New York Times Ups Attack on Hasidic Jews, Publishing Editorial Riddled With Contradictions and Contempt 

Another Sunday, another New York Times assault on Hasidic Jews.

This week's installment comes in the form of an editorial that suffers from a stunning logical contradiction. The editorial accuses the Hasidim of failing to teach their children the skills needed to participate in democracy. And the editorial simultaneously accuses the Hasidim of being so politically effective that they've managed successfully to influence New York politicians and thereby to ward off additional regulation.

Got that? The Times editorial claims that the students in the Hasidic schools "are being denied education in a common language and the other essential skills that enable Americans to meet their responsibilities as citizens." The Times contends that "there is hardly any instruction in English and math, and even less in science and civics."

Yet the Times also reports that "elected officials have been deeply reluctant to take decisive action to protect these children. The reality is that if they did they could face political reprisals from leaders of the Hasidic communities, who traditionally vote as a bloc, maximizing their sway in New York elections." If the Hasidim, supposedly lacking in "essential skills" and with less than "hardly any" instruction in civics, have already figured out how to maximize their sway in New York elections, what would be achieved by changing their schooling? And if their schooling is as inadequate as the Times claims, how have they managed to be so politically effective?

It's almost as if the Times editorialists themselves are suffering the effects of less-than-exactly-stellar educations. How else to explain the preposterous Times claim that "Massachusetts offers a model" for better private school regulation than New York? Consider the slew of recent scandals that have afflicted Massachusetts private schools. Teacher-student sexual contact at Deerfield Academy. Sex abuse claims by former students at Fessenden Academy. A doctor at Phillips Academy Andover sentenced on child pornography charges. A student at the Groton School sexually assaulted by other students. Boston College High School settled claims by 15 men who said that they were sexually molested by former school priests. One of the priests also served as a teacher and soccer and hockey coach.

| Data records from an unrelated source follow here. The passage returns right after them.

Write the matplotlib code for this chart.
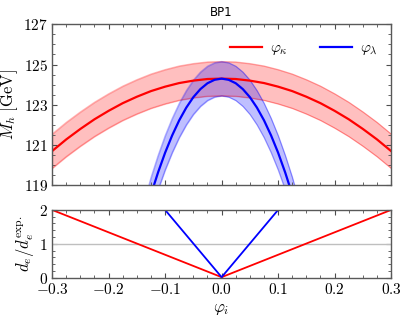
import matplotlib
matplotlib.use("Agg")
import matplotlib.pyplot as plt
import numpy as np
from matplotlib.ticker import AutoMinorLocator, FuncFormatter

plt.rcParams['mathtext.fontset'] = 'cm'
plt.rcParams['font.family'] = 'serif'
plt.rcParams['font.serif'] = ['DejaVu Serif']

# M_h vs phi_kappa
phi_k = [-0.3, -0.275, -0.25, -0.225, -0.2, -0.175, -0.15, -0.125, -0.1, -0.075, -0.05, -0.025,
         0.0, 0.025, 0.05, 0.075, 0.1, 0.125, 0.15, 0.175, 0.2, 0.225, 0.25, 0.275, 0.3]
mh_k = [120.70, 121.28, 121.80, 122.28, 122.70, 123.08, 123.40, 123.68, 123.90, 124.08, 124.20, 124.28,
        124.30, 124.28, 124.20, 124.08, 123.90, 123.68, 123.40, 123.08, 122.70, 122.28, 121.80, 121.28, 120.70]
err_k = 0.85

# M_h vs phi_lambda
phi_l = [-0.15, -0.125, -0.1125, -0.1, -0.0875, -0.075, -0.0625, -0.05, -0.0375, -0.025, -0.0125,
         0.0, 0.0125, 0.025, 0.0375, 0.05, 0.0625, 0.075, 0.0875, 0.1, 0.1125, 0.125, 0.15]
mh_l = [116.02, 118.55, 119.64, 120.62, 121.48, 122.23, 122.86, 123.38, 123.78, 124.07, 124.24,
        124.30, 124.24, 124.07, 123.78, 123.38, 122.86, 122.23, 121.48, 120.62, 119.64, 118.55, 116.02]
err_l = 0.85

# d_e / d_e^exp
de_phi_k = [-0.3, 0.0, 0.3]
de_k = [2.0, 0.02, 2.0]
de_phi_l = [-0.1, 0.0, 0.1]
de_l = [2.0, 0.02, 2.0]

fig = plt.figure(figsize=(4.07, 3.19), dpi=100)
ax1 = fig.add_axes([0.128, 0.419, 0.833, 0.505])
ax2 = fig.add_axes([0.128, 0.129, 0.833, 0.213])

mh_k = np.array(mh_k)
mh_l = np.array(mh_l)
ax1.fill_between(phi_k, mh_k - err_k, mh_k + err_k, color='red', alpha=0.25, lw=0.8)
ax1.plot(phi_k, mh_k - err_k, color='red', alpha=0.25, lw=0.8)
ax1.plot(phi_k, mh_k + err_k, color='red', alpha=0.25, lw=0.8)
ax1.fill_between(phi_l, mh_l - err_l, mh_l + err_l, color='blue', alpha=0.25, lw=0.8)
ax1.plot(phi_l, mh_l - err_l, color='blue', alpha=0.25, lw=0.8)
ax1.plot(phi_l, mh_l + err_l, color='blue', alpha=0.25, lw=0.8)
ax1.plot(phi_k, mh_k, color='red', lw=1.6, label=r'$\varphi_\kappa$')
ax1.plot(phi_l, mh_l, color='blue', lw=1.6, label=r'$\varphi_\lambda$')
ax1.set_xlim(-0.3, 0.3)
ax1.set_ylim(119, 127)
ax1.set_yticks([119, 121, 123, 125, 127])
ax1.set_ylabel(r'$M_h\ [\mathrm{GeV}]$', fontsize=12, labelpad=2)
ax1.set_xticklabels([])
ax1.set_title('BP1', fontsize=8.5, family='DejaVu Sans', pad=6)
ax1.legend(loc='upper right', ncol=2, frameon=False, fontsize=11, handlelength=2.1,
           columnspacing=2.1, handletextpad=0.5, bbox_to_anchor=(1.0, 0.98))

ax2.axhline(1.0, color='0.75', lw=1.0)
ax2.plot(de_phi_k, de_k, color='red', lw=1.3)
ax2.plot(de_phi_l, de_l, color='blue', lw=1.3)
ax2.set_xlim(-0.3, 0.3)
ax2.set_ylim(0, 2)
ax2.set_yticks([0, 1, 2])
ax2.set_xticks([-0.3, -0.2, -0.1, 0.0, 0.1, 0.2, 0.3])
ax2.set_ylabel(r'$d_e/d_e^{\rm exp.}$', fontsize=12, labelpad=2)
ax2.set_xlabel(r'$\varphi_i$', fontsize=12, labelpad=2)

fmt_int = FuncFormatter(lambda v, p: r'$%d$' % v)
fmt_x = FuncFormatter(lambda v, p: r'$%.1f$' % v if abs(v) > 1e-9 else r'$0.0$')
ax1.yaxis.set_major_formatter(fmt_int)
ax2.yaxis.set_major_formatter(fmt_int)
ax2.xaxis.set_major_formatter(fmt_x)

for ax in (ax1, ax2):
    ax.xaxis.set_minor_locator(AutoMinorLocator(4))
    ax.yaxis.set_minor_locator(AutoMinorLocator(4 if ax is ax1 else 5))
    ax.tick_params(which='both', direction='in', top=True, right=True, labelsize=11,
                   color='0.3', pad=3)
    ax.tick_params(which='major', length=3.5, width=0.8)
    ax.tick_params(which='minor', length=2, width=0.6)
    for s in ax.spines.values():
        s.set_color('0.35')
        s.set_linewidth(1.0)

fig.savefig('out.png', dpi=100)
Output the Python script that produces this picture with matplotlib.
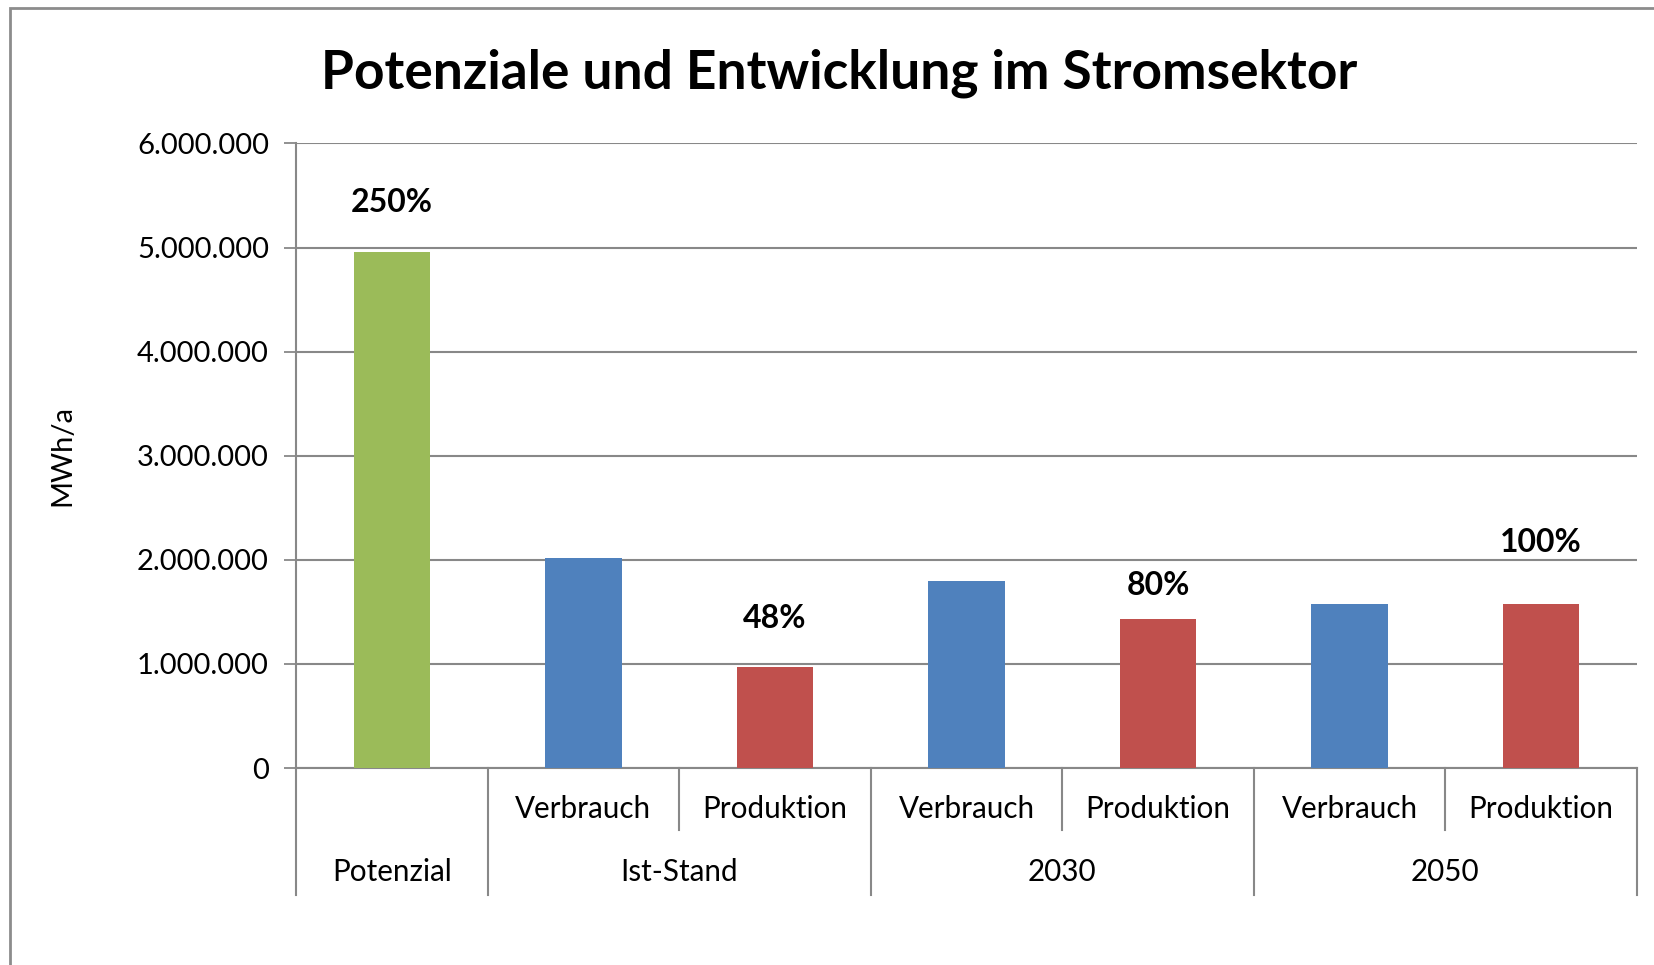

Of the members of the Times editorial board, at least three, Farah Stockman, Alex Kingsbury, and Kathleen Kingsbury, are veterans of the Boston Globe, which won a Pulitzer Prize for coverage of sex abuse scandals in the Catholic Church. A fourth, Binyamin Appelbaum, is a product of Maimonides School, which is in Brookline, Massachusetts. You might think they'd know something about the limits of private school regulation in Massachusetts. Unless the Times thinks abuse by Hasidic Jewish teachers in Brooklyn is unacceptable but abuse by teachers at fancy New England prep schools or Boston Catholic schools is fine, it's hard to imagine why the Times editorial writers would cite Massachusetts, with its tragic track record, as a model of private school regulation. Massachusetts requires no standardized academic testing at private schools.

If the Times did have a double standard for Jews when it comes to acceptable behavior, alleged abusive behavior by teachers wouldn't be the only example of such a double standard. The Times criticizes Yeshivas for failing to teach English, complaining that students "are being denied education in a common language." The term "common language" is pretty comical, offering an explanation of why the Times might single out for proposed persecution by New York government authorities schools where the language of instruction is Yiddish, but not, say, Chinese, or Arabic, or Spanish.